Metafóricamente, ante la evidencia de la caída del Muro de Berlín y los sistemas estatales marxistas, Juan Pablo II recordaba la existencia de otro muro, no menos pernicioso para los pueblos, el de Wall Street, residencia de la plutocracia internacional.
No fue a menos Benedicto XVI, quien pese a que algunos distraídos tildaron, aparentemente sin leer uno solo de sus documentos, de “amigo de los poderosos”, cuando denostando la globalización financiera y rescatando el rol de los sindicatos dijo en su encíclica Caritas in Veritate: “El mercado, al hacerse global, ha estimulado, sobre todo en países ricos, la búsqueda de áreas en las que emplazar la producción a bajo costo con el fin de reducir los precios de muchos bienes, aumentar el poder de adquisición y acelerar por tanto el índice de crecimiento, centrado en el mercado interno. Consecuentemente, el mercado ha estimulado nuevas formas de competencia entre los estados con el fin de atraer centros productivos de empresas extranjeras, adoptando diversas medidas, como una fiscalidad favorable y la falta de reglamentación del mundo laboral”. Esto último, es decir, la aparición de los “contratos-basura”, es lo que algunos llaman entre nosotros, eufemísticamente, “seguridad jurídica”.

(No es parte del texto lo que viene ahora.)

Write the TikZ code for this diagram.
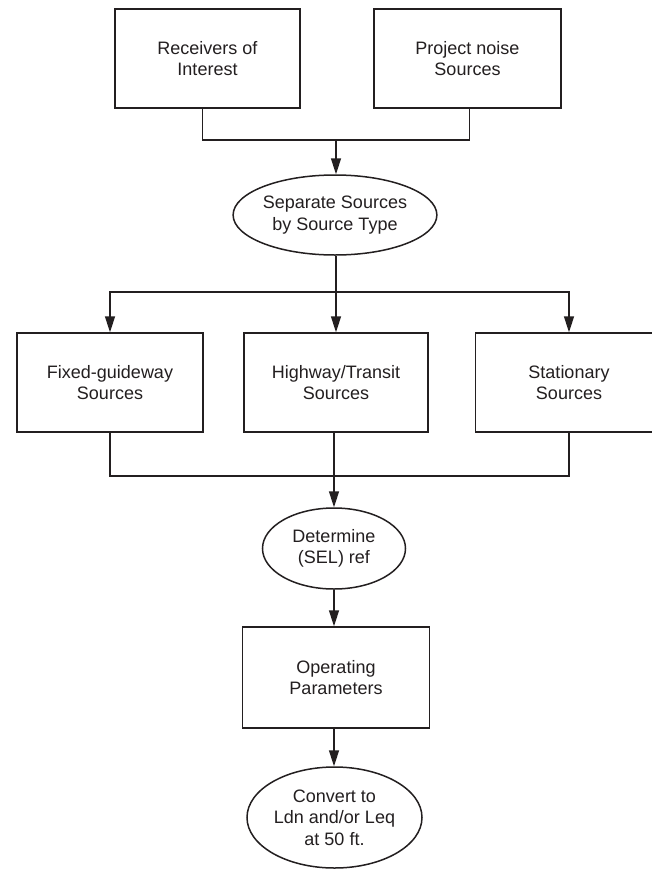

Y agrega Benedicto que “estos procesos han llevado a la reducción de la red de seguridad social a cambio de la búsqueda de mayores ventajas competitivas en el mercado global, con grave peligro para los derechos de los trabajadores, para los derechos fundamentales del hombre y para la solidaridad, en las tradicionales formas del Estado social”.
Más conocidas y recientes son las referencias del papa Francisco, quien sostuvo que “el origen último –de la crisis financiera– está en una profunda crisis humana”. Y comparó la situación con la adoración del becerro de oro de la antigüedad, que ha encontrado “un nueva y despiadada imagen en el culto al dinero y en la dictadura de una economía, que no tiene rostro y carece de cualquier objetivo verdaderamente humano”.